Restate the listing that follows word for word, without its pictures.

——

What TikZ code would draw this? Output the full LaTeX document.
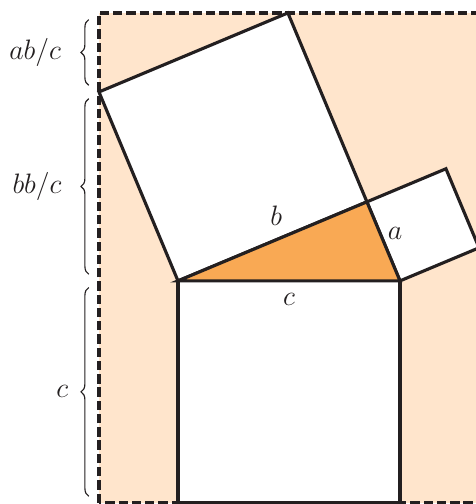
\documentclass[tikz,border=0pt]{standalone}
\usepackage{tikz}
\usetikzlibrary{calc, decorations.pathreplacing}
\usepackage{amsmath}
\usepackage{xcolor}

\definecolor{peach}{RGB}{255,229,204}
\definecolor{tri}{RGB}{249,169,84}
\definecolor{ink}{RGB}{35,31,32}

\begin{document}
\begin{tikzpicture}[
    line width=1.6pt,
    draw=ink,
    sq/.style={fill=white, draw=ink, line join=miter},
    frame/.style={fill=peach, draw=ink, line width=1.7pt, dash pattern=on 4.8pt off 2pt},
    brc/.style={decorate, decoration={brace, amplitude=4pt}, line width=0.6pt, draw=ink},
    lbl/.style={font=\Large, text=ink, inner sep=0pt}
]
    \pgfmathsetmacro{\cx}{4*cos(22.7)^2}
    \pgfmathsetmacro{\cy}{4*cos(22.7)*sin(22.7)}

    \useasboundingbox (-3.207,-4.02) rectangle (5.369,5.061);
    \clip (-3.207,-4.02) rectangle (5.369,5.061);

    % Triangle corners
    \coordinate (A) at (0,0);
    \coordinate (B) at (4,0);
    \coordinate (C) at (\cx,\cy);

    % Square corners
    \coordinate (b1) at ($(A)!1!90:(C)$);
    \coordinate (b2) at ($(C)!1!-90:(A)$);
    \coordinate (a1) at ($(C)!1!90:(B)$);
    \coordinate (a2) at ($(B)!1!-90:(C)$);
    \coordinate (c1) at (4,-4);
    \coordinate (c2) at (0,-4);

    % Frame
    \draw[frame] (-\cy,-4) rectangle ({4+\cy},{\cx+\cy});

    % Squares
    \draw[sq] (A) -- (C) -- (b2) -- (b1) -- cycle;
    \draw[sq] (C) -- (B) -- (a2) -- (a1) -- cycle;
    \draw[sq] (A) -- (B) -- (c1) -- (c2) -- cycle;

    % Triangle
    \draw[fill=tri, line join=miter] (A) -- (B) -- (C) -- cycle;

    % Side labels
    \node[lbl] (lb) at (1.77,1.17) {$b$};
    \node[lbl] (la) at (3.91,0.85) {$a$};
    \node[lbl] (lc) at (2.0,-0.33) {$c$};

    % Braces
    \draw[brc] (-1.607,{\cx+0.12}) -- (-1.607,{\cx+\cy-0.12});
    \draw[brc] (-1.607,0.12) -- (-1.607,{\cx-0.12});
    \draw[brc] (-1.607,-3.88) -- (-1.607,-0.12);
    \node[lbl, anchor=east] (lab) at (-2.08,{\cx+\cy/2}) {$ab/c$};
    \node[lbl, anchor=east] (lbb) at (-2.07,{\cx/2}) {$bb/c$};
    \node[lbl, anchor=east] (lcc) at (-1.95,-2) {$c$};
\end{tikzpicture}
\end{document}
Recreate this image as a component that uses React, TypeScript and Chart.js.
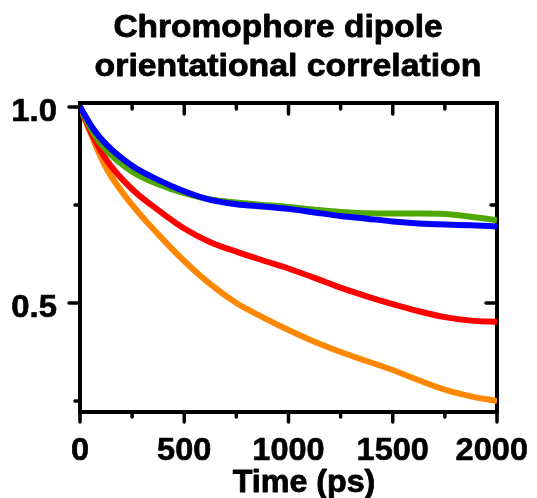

——

WORKED SOLUTION:
What TikZ code would draw this? Output the full LaTeX document.
\documentclass[tikz,border=0pt]{standalone}
\usepackage{tikz}
\usetikzlibrary{calc, decorations.pathreplacing}
\usepackage{amsmath}
\usepackage{xcolor}

\definecolor{peach}{RGB}{255,229,204}
\definecolor{tri}{RGB}{249,169,84}
\definecolor{ink}{RGB}{35,31,32}

\begin{document}
\begin{tikzpicture}[
    line width=1.6pt,
    draw=ink,
    sq/.style={fill=white, draw=ink, line join=miter},
    frame/.style={fill=peach, draw=ink, line width=1.7pt, dash pattern=on 4.8pt off 2pt},
    brc/.style={decorate, decoration={brace, amplitude=4pt}, line width=0.6pt, draw=ink},
    lbl/.style={font=\Large, text=ink, inner sep=0pt}
]
    \pgfmathsetmacro{\cx}{4*cos(22.7)^2}
    \pgfmathsetmacro{\cy}{4*cos(22.7)*sin(22.7)}

    \useasboundingbox (-3.207,-4.02) rectangle (5.369,5.061);
    \clip (-3.207,-4.02) rectangle (5.369,5.061);

    % Triangle corners
    \coordinate (A) at (0,0);
    \coordinate (B) at (4,0);
    \coordinate (C) at (\cx,\cy);

    % Square corners
    \coordinate (b1) at ($(A)!1!90:(C)$);
    \coordinate (b2) at ($(C)!1!-90:(A)$);
    \coordinate (a1) at ($(C)!1!90:(B)$);
    \coordinate (a2) at ($(B)!1!-90:(C)$);
    \coordinate (c1) at (4,-4);
    \coordinate (c2) at (0,-4);

    % Frame
    \draw[frame] (-\cy,-4) rectangle ({4+\cy},{\cx+\cy});

    % Squares
    \draw[sq] (A) -- (C) -- (b2) -- (b1) -- cycle;
    \draw[sq] (C) -- (B) -- (a2) -- (a1) -- cycle;
    \draw[sq] (A) -- (B) -- (c1) -- (c2) -- cycle;

    % Triangle
    \draw[fill=tri, line join=miter] (A) -- (B) -- (C) -- cycle;

    % Side labels
    \node[lbl] (lb) at (1.77,1.17) {$b$};
    \node[lbl] (la) at (3.91,0.85) {$a$};
    \node[lbl] (lc) at (2.0,-0.33) {$c$};

    % Braces
    \draw[brc] (-1.607,{\cx+0.12}) -- (-1.607,{\cx+\cy-0.12});
    \draw[brc] (-1.607,0.12) -- (-1.607,{\cx-0.12});
    \draw[brc] (-1.607,-3.88) -- (-1.607,-0.12);
    \node[lbl, anchor=east] (lab) at (-2.08,{\cx+\cy/2}) {$ab/c$};
    \node[lbl, anchor=east] (lbb) at (-2.07,{\cx/2}) {$bb/c$};
    \node[lbl, anchor=east] (lcc) at (-1.95,-2) {$c$};
\end{tikzpicture}
\end{document}
Recreate this image as a component that uses React, TypeScript and Chart.js.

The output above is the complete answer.